Source records:
* Start *
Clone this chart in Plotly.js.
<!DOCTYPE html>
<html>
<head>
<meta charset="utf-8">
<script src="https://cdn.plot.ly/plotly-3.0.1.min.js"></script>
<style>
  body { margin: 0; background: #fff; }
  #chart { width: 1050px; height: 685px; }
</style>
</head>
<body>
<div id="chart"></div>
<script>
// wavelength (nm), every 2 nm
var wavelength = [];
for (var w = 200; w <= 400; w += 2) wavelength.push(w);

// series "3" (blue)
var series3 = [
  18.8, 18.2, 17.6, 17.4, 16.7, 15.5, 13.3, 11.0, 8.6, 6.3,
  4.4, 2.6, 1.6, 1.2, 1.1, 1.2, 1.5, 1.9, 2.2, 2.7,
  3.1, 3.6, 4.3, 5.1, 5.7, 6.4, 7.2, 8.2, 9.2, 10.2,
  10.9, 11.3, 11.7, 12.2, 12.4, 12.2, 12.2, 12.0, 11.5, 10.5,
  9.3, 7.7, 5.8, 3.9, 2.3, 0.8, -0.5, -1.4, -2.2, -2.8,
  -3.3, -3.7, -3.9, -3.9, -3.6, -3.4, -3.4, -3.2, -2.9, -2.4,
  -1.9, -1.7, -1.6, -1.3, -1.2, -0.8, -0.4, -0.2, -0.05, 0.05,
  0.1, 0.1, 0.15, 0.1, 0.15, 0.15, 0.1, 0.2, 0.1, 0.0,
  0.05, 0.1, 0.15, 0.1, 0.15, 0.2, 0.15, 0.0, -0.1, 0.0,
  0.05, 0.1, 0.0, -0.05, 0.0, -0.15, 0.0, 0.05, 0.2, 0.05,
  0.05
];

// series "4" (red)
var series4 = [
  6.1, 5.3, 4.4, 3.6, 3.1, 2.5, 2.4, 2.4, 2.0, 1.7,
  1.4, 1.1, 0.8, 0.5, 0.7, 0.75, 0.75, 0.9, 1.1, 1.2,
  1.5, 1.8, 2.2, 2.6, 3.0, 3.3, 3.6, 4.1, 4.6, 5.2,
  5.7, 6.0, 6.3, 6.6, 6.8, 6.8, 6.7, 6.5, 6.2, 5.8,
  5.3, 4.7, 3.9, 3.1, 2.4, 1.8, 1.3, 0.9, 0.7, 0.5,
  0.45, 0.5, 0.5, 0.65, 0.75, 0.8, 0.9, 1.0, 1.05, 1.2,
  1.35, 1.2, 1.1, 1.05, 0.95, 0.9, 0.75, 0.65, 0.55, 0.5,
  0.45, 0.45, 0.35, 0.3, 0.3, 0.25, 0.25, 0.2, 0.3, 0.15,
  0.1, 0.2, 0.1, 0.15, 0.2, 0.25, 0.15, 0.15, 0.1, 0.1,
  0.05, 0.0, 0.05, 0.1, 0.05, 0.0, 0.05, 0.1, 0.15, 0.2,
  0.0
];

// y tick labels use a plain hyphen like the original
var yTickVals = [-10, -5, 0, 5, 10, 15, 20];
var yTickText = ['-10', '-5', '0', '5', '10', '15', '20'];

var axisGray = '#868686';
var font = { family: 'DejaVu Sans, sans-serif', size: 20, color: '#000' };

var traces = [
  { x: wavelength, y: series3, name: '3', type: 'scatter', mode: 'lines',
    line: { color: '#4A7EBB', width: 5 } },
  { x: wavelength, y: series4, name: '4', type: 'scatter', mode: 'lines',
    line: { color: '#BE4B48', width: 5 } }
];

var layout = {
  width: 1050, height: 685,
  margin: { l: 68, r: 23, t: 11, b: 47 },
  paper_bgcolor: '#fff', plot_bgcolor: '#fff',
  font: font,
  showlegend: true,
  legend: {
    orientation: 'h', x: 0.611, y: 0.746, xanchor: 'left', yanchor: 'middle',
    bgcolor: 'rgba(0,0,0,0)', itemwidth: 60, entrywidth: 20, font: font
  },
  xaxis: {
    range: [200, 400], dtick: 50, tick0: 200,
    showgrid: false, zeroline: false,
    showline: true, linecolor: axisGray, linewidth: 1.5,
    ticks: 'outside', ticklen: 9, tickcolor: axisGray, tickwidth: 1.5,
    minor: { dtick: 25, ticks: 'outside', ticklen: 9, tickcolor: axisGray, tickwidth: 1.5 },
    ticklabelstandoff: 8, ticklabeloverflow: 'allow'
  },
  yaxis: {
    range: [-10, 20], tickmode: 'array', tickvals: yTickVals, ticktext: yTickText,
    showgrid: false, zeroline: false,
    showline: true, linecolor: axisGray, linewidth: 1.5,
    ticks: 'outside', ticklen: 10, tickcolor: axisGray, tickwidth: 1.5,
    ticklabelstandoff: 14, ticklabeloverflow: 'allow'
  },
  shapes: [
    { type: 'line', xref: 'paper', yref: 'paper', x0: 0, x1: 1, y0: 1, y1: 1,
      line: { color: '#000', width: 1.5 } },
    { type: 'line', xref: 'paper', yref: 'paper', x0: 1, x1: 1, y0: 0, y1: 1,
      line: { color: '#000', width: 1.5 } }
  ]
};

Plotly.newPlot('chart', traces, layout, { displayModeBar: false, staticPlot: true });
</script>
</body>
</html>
* End *
* Start *
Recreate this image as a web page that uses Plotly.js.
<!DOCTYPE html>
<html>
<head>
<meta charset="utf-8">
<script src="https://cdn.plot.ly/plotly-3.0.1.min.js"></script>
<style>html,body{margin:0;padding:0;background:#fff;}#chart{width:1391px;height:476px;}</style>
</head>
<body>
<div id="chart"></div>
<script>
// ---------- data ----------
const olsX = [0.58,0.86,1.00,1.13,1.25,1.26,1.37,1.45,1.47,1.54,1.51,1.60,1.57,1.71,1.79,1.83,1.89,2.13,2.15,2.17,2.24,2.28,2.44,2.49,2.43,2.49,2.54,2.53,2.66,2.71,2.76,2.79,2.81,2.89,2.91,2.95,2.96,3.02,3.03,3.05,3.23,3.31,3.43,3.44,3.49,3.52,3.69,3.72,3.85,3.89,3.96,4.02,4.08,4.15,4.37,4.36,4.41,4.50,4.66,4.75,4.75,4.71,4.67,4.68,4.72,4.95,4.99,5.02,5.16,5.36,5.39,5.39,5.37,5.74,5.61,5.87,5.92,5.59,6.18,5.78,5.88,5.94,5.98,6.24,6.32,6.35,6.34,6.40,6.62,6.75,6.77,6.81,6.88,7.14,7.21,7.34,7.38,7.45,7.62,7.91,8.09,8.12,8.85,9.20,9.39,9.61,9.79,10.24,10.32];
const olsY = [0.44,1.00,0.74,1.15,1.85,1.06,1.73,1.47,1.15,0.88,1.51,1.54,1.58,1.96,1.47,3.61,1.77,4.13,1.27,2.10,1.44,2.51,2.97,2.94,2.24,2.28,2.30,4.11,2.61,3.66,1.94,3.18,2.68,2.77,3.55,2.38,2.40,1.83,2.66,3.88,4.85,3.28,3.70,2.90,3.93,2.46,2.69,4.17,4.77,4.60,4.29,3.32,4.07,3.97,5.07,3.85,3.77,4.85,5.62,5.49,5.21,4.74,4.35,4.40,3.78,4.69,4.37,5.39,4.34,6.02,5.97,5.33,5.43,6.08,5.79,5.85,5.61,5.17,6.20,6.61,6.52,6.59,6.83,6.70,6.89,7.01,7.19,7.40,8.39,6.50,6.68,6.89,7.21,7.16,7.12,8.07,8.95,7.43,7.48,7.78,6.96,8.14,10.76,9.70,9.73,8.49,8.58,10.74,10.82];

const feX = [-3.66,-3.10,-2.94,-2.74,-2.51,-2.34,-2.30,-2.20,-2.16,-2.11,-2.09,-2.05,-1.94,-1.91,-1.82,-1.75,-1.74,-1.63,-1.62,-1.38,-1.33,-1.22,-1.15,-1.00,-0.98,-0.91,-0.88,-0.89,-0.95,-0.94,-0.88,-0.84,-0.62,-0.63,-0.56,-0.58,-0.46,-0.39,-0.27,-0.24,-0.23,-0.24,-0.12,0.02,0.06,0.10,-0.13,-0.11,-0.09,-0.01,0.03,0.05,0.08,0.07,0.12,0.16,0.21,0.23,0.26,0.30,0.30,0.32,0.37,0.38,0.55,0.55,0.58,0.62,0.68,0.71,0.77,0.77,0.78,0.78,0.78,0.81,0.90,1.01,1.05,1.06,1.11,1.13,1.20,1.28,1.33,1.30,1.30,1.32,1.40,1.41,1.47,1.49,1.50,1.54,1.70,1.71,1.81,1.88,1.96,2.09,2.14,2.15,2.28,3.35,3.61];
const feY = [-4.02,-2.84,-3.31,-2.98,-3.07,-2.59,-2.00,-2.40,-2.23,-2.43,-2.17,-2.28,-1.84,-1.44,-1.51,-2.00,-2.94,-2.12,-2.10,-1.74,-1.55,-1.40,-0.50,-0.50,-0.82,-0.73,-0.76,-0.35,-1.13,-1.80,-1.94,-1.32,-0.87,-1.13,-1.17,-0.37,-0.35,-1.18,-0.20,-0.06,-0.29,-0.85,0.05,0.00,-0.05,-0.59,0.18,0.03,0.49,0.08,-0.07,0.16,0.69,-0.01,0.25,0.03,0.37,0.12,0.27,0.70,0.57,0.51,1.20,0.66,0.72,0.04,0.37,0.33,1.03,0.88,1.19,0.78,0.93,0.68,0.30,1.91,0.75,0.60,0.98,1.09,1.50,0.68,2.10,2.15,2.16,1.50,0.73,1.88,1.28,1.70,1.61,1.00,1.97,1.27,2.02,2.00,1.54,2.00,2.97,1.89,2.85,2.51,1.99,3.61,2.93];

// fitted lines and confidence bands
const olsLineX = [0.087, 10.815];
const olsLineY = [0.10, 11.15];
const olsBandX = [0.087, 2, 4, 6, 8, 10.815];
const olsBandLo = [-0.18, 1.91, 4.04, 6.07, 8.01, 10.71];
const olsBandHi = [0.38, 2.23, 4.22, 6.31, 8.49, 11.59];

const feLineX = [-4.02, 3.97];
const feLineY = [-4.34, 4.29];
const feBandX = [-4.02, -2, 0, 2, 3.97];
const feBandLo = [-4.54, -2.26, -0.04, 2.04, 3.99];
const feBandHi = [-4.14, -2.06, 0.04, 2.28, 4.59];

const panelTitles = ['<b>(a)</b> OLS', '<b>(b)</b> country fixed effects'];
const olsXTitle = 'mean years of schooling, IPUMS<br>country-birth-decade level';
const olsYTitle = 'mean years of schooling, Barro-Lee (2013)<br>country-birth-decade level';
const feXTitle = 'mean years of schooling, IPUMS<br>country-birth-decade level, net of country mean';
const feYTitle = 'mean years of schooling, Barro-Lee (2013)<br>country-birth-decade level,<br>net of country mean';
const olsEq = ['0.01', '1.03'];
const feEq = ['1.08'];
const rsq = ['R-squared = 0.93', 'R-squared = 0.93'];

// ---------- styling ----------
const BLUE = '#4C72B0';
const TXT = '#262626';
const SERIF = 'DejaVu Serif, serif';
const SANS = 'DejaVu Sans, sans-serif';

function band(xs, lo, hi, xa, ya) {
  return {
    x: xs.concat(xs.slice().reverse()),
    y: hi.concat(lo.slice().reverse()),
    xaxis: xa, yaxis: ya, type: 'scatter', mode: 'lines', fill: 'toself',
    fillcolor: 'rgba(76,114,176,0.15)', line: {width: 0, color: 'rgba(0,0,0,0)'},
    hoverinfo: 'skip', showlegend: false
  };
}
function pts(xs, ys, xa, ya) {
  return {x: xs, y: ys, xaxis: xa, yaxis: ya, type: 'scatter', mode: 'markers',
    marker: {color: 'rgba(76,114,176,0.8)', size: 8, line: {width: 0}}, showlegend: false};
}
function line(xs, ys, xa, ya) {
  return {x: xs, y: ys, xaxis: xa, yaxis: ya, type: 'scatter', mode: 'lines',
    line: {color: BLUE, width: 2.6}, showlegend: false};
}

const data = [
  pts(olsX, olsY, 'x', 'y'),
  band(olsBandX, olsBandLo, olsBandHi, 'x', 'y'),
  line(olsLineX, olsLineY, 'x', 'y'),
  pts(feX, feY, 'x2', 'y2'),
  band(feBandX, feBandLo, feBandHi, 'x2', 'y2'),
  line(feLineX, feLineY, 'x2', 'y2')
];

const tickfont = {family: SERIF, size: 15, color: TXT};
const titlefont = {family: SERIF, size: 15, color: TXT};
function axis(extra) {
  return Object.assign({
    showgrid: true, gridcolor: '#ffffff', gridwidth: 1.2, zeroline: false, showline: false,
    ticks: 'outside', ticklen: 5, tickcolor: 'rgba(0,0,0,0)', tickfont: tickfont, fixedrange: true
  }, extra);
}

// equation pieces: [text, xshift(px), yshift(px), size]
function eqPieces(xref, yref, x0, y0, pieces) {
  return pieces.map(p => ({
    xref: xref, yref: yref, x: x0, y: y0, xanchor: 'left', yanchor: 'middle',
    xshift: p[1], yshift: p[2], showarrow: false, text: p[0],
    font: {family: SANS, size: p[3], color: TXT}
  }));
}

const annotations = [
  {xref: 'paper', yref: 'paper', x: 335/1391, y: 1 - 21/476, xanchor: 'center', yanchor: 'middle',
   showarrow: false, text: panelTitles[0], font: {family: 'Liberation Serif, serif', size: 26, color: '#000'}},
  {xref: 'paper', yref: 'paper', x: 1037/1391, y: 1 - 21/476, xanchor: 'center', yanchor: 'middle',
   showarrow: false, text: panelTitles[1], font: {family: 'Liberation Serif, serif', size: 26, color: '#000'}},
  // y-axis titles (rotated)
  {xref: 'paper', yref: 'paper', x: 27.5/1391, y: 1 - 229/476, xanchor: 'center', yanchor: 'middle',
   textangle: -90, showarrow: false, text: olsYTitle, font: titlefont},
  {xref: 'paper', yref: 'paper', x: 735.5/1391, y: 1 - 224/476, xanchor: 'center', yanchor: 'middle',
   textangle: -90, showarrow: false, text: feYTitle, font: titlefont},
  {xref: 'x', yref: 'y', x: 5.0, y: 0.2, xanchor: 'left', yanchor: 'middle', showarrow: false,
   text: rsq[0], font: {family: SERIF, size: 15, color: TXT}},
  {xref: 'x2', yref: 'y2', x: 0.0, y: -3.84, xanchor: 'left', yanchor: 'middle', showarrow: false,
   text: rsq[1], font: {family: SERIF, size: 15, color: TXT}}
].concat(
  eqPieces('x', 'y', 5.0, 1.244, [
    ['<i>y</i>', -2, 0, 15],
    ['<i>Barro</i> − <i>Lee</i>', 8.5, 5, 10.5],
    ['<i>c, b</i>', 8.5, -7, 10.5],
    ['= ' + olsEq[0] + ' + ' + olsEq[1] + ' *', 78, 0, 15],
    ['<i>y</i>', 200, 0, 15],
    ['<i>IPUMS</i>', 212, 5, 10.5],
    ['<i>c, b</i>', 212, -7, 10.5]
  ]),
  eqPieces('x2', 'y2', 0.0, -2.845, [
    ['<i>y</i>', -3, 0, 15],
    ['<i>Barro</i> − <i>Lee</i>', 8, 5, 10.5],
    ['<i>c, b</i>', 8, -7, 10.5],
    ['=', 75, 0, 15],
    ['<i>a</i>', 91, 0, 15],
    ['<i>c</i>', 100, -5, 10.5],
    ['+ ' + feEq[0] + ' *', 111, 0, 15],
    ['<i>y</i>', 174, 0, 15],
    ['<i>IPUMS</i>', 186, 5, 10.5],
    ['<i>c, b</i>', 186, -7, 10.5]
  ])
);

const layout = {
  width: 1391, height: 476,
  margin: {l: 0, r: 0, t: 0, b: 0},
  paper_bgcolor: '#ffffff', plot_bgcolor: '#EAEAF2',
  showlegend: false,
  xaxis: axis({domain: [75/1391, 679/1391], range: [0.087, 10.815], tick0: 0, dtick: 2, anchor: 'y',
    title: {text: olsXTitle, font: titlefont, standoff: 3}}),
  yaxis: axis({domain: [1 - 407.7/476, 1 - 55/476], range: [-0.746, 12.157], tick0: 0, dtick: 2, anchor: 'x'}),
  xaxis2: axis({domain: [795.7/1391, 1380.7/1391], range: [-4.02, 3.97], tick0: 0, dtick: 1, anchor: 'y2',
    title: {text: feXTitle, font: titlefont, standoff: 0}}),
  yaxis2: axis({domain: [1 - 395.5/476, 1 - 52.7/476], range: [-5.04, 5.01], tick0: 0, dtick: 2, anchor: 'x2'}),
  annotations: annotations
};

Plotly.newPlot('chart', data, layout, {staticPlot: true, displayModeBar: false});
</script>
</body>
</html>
* End *
§ **DIRECTIVE**
Of the lines above, retype only those from the line containing "Clone this chart in Plotly.js." through the line containing "var yTickText = ['-10', '-5', '0', '5', '10', '15', '20'];", including both, exactly.

§ **RESPONSE BELOW**
Clone this chart in Plotly.js.
<!DOCTYPE html>
<html>
<head>
<meta charset="utf-8">
<script src="https://cdn.plot.ly/plotly-3.0.1.min.js"></script>
<style>
  body { margin: 0; background: #fff; }
  #chart { width: 1050px; height: 685px; }
</style>
</head>
<body>
<div id="chart"></div>
<script>
// wavelength (nm), every 2 nm
var wavelength = [];
for (var w = 200; w <= 400; w += 2) wavelength.push(w);

// series "3" (blue)
var series3 = [
  18.8, 18.2, 17.6, 17.4, 16.7, 15.5, 13.3, 11.0, 8.6, 6.3,
  4.4, 2.6, 1.6, 1.2, 1.1, 1.2, 1.5, 1.9, 2.2, 2.7,
  3.1, 3.6, 4.3, 5.1, 5.7, 6.4, 7.2, 8.2, 9.2, 10.2,
  10.9, 11.3, 11.7, 12.2, 12.4, 12.2, 12.2, 12.0, 11.5, 10.5,
  9.3, 7.7, 5.8, 3.9, 2.3, 0.8, -0.5, -1.4, -2.2, -2.8,
  -3.3, -3.7, -3.9, -3.9, -3.6, -3.4, -3.4, -3.2, -2.9, -2.4,
  -1.9, -1.7, -1.6, -1.3, -1.2, -0.8, -0.4, -0.2, -0.05, 0.05,
  0.1, 0.1, 0.15, 0.1, 0.15, 0.15, 0.1, 0.2, 0.1, 0.0,
  0.05, 0.1, 0.15, 0.1, 0.15, 0.2, 0.15, 0.0, -0.1, 0.0,
  0.05, 0.1, 0.0, -0.05, 0.0, -0.15, 0.0, 0.05, 0.2, 0.05,
  0.05
];

// series "4" (red)
var series4 = [
  6.1, 5.3, 4.4, 3.6, 3.1, 2.5, 2.4, 2.4, 2.0, 1.7,
  1.4, 1.1, 0.8, 0.5, 0.7, 0.75, 0.75, 0.9, 1.1, 1.2,
  1.5, 1.8, 2.2, 2.6, 3.0, 3.3, 3.6, 4.1, 4.6, 5.2,
  5.7, 6.0, 6.3, 6.6, 6.8, 6.8, 6.7, 6.5, 6.2, 5.8,
  5.3, 4.7, 3.9, 3.1, 2.4, 1.8, 1.3, 0.9, 0.7, 0.5,
  0.45, 0.5, 0.5, 0.65, 0.75, 0.8, 0.9, 1.0, 1.05, 1.2,
  1.35, 1.2, 1.1, 1.05, 0.95, 0.9, 0.75, 0.65, 0.55, 0.5,
  0.45, 0.45, 0.35, 0.3, 0.3, 0.25, 0.25, 0.2, 0.3, 0.15,
  0.1, 0.2, 0.1, 0.15, 0.2, 0.25, 0.15, 0.15, 0.1, 0.1,
  0.05, 0.0, 0.05, 0.1, 0.05, 0.0, 0.05, 0.1, 0.15, 0.2,
  0.0
];

// y tick labels use a plain hyphen like the original
var yTickVals = [-10, -5, 0, 5, 10, 15, 20];
var yTickText = ['-10', '-5', '0', '5', '10', '15', '20'];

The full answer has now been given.